• [YOUR TASK]: Look through the material below and give the number of lines holding "this", with no other words.

──────── INPUT RECORDS

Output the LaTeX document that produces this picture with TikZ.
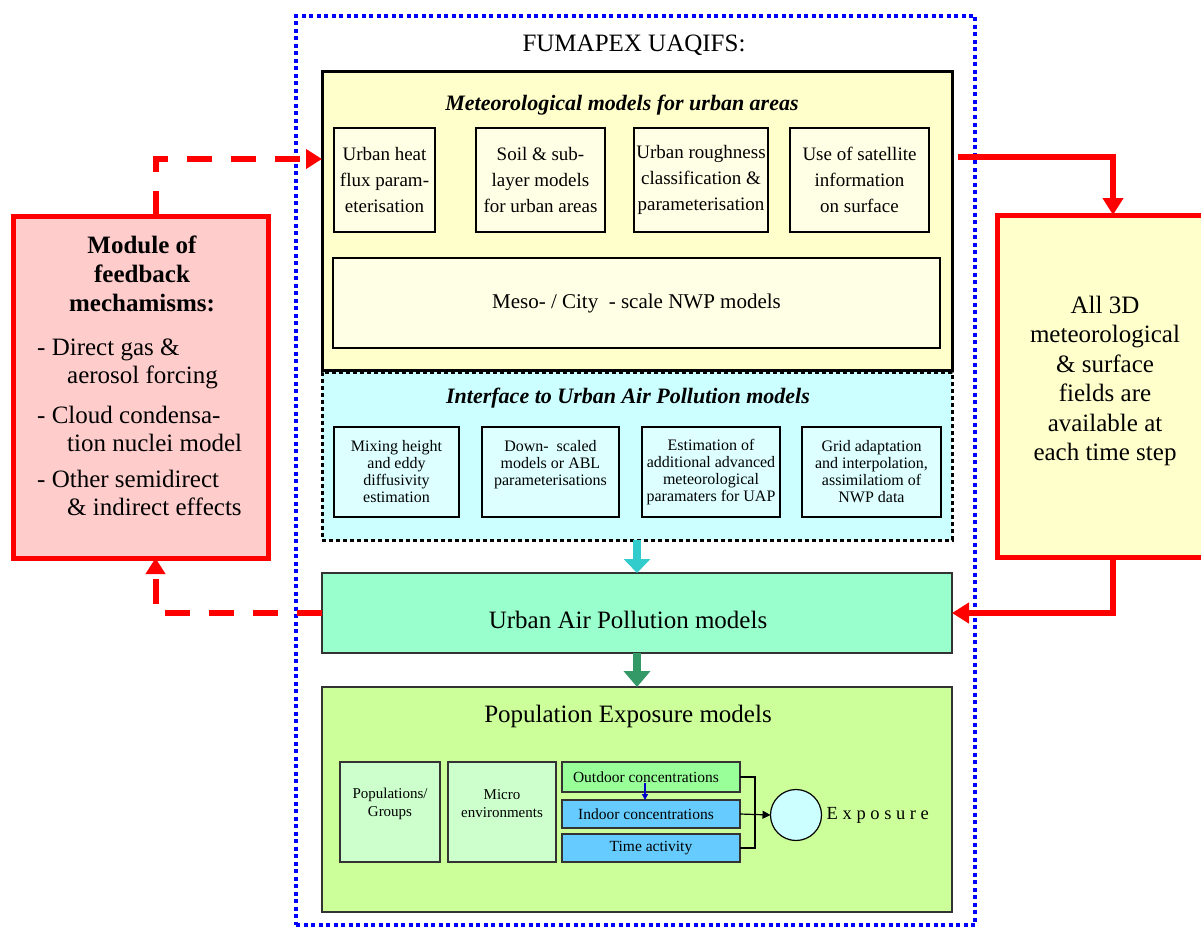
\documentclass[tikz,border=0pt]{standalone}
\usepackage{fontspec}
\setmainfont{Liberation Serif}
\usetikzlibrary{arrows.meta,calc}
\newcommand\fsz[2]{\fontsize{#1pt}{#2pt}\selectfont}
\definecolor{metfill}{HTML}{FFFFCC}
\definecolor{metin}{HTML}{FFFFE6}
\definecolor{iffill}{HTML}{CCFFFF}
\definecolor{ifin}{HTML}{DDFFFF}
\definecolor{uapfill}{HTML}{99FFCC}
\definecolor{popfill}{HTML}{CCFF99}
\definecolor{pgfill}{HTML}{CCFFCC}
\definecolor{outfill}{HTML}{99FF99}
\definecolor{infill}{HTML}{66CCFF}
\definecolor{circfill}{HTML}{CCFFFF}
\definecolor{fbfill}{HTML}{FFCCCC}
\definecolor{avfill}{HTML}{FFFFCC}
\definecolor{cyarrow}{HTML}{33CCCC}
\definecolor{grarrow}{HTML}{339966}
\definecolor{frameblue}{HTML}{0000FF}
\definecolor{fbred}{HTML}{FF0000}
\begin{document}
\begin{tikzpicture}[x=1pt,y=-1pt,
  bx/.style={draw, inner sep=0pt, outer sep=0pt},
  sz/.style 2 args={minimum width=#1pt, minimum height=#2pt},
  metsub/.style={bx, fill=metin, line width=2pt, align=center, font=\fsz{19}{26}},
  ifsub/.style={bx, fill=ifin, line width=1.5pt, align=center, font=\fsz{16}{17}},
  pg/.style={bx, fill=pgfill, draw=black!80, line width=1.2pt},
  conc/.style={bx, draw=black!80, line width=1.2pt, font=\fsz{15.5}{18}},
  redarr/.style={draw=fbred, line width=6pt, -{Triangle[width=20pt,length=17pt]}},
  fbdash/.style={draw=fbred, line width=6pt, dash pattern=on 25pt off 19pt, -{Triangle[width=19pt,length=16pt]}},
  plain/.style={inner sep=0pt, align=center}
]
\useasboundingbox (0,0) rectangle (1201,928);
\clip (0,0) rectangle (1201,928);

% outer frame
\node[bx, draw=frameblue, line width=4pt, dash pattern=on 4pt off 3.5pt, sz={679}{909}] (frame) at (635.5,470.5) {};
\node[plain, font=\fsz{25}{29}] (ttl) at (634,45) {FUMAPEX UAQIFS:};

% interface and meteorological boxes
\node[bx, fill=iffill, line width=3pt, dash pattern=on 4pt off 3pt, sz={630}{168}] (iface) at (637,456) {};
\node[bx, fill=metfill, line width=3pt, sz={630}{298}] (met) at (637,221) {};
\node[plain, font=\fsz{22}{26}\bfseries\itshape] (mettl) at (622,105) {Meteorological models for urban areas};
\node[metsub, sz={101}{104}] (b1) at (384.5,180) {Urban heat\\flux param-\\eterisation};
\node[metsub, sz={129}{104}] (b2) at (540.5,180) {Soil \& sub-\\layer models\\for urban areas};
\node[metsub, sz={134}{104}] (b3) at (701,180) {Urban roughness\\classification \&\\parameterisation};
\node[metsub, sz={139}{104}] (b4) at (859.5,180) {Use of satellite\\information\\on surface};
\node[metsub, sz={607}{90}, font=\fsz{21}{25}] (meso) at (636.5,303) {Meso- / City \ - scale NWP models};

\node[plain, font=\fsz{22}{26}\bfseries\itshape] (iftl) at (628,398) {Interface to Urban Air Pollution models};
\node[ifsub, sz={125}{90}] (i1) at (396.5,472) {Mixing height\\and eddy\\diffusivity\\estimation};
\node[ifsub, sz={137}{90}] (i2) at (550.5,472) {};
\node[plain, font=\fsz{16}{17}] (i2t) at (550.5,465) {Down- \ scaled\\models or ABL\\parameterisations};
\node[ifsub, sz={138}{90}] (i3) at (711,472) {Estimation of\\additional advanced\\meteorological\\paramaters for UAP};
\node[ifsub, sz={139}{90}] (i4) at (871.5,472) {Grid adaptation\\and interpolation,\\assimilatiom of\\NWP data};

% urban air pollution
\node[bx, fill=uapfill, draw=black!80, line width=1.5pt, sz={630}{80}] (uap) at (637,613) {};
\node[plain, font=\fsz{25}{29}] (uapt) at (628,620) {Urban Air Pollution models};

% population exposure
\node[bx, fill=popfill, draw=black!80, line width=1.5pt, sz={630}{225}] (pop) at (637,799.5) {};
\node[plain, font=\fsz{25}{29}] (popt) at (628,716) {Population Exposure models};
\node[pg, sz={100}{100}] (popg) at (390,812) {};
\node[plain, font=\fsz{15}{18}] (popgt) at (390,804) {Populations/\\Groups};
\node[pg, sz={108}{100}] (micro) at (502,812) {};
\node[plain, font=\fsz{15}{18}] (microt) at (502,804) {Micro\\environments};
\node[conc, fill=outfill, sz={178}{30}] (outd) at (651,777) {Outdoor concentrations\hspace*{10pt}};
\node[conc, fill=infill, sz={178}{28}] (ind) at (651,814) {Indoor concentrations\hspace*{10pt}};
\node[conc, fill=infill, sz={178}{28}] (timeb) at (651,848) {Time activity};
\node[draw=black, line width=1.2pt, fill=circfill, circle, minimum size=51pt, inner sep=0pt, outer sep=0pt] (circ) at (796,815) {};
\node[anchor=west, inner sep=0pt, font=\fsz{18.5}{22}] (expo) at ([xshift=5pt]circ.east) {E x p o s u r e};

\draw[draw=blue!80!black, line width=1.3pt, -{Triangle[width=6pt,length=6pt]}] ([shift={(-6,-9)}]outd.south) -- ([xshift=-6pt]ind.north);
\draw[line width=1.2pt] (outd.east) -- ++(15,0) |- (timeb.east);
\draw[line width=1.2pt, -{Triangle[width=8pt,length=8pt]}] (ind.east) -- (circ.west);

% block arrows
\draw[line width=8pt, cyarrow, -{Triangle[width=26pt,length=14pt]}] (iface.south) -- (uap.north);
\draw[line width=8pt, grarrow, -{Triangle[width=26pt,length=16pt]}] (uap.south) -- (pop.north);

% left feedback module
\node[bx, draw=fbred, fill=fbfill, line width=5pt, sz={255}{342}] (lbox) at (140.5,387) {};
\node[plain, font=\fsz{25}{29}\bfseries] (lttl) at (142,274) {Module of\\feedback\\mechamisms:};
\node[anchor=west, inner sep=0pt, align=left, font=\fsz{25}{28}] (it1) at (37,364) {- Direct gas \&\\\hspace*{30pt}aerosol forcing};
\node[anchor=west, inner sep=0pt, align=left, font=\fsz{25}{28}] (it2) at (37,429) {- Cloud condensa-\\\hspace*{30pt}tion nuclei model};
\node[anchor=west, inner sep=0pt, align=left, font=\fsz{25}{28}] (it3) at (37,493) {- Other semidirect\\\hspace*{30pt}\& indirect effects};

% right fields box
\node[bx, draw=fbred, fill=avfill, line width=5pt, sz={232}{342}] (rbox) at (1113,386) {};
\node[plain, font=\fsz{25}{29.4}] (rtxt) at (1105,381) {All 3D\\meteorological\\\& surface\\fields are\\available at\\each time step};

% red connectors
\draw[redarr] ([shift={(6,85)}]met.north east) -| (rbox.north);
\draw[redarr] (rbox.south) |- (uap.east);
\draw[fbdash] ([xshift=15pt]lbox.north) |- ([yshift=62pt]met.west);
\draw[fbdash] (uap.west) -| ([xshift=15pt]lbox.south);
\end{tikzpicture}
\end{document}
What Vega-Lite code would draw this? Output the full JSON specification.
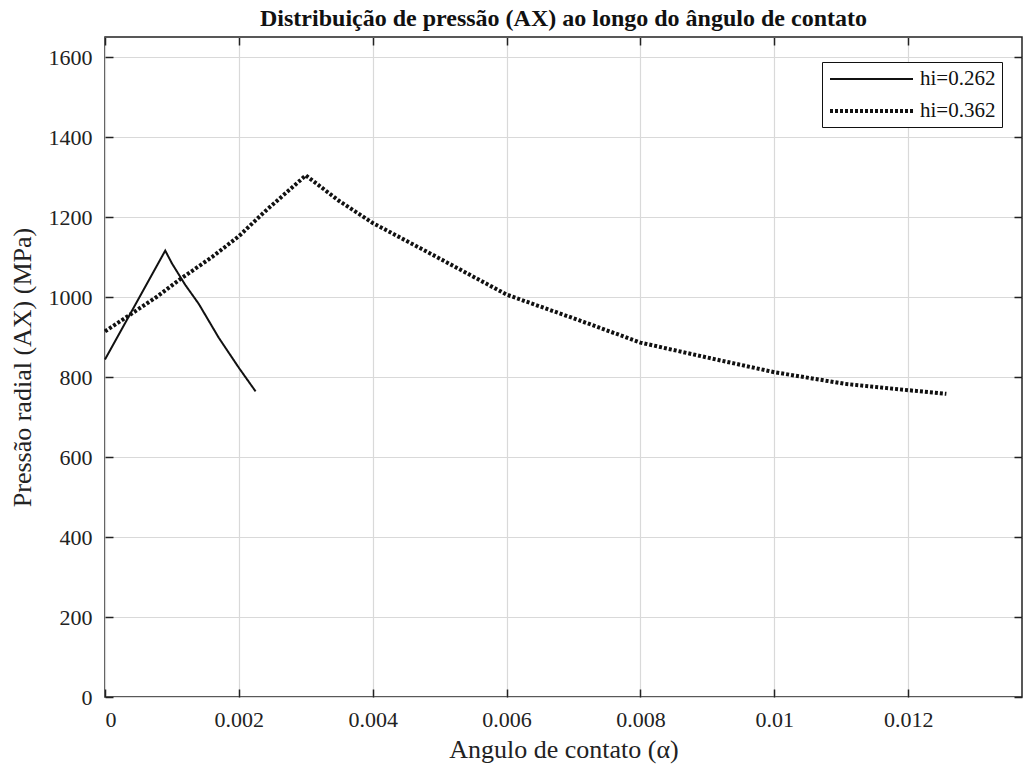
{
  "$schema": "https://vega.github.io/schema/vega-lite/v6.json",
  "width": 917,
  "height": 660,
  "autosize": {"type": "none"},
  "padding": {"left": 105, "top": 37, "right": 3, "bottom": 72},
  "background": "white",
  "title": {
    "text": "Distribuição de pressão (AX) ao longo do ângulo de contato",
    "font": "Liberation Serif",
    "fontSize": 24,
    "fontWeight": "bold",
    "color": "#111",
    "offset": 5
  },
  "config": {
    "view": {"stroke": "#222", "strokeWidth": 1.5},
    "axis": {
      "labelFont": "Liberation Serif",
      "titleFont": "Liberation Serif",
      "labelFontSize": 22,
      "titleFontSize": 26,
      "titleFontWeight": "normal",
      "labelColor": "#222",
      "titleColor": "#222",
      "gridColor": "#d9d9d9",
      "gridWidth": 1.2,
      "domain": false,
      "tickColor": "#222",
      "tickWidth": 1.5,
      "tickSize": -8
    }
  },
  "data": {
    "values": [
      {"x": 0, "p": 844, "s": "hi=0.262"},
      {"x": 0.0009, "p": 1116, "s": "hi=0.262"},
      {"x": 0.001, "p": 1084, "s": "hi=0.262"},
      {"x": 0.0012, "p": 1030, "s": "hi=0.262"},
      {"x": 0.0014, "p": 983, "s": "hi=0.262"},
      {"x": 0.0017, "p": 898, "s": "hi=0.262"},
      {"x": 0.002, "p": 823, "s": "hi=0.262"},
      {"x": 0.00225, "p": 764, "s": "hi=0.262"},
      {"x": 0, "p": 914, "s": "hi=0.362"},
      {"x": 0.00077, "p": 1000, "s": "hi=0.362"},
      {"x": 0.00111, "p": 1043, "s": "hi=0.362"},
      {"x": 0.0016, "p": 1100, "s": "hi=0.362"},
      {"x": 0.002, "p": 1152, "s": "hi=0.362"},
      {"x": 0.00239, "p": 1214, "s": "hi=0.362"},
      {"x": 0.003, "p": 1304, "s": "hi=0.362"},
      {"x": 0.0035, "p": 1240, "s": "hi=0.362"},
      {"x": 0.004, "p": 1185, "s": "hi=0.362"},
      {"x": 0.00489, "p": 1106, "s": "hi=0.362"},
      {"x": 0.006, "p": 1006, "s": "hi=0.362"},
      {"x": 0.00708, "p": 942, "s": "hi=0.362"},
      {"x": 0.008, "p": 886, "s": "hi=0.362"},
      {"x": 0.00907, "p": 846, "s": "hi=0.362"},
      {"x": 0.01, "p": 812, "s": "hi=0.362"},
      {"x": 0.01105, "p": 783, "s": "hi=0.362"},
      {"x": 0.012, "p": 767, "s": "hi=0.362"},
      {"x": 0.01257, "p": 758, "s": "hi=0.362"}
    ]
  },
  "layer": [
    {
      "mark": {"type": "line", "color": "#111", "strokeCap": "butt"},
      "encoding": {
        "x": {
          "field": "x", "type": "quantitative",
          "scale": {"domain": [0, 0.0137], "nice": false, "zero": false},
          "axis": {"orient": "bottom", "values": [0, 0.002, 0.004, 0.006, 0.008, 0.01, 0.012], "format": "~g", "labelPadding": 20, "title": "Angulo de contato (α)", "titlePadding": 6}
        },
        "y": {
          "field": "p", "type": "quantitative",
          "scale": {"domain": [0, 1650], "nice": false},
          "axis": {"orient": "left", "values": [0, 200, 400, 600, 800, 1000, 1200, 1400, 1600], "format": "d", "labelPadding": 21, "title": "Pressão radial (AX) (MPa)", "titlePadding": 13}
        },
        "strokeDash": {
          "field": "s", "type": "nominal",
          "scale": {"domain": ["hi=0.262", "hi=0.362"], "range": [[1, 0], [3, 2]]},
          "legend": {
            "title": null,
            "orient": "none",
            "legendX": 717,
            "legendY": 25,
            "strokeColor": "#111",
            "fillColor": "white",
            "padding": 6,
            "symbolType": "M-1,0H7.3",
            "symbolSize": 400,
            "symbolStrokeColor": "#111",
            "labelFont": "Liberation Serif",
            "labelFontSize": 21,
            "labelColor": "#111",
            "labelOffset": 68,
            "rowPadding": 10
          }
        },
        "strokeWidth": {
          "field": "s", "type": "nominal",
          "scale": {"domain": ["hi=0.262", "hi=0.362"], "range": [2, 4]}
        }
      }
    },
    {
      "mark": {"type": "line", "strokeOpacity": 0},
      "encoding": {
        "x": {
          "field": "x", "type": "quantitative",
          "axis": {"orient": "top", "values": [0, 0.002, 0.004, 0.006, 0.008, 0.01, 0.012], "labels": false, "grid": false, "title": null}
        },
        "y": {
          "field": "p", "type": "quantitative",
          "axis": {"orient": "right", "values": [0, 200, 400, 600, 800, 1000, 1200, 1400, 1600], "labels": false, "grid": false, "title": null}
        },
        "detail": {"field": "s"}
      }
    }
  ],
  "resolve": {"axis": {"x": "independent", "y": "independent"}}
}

────────────────

• [FULL RESPONSE]: 2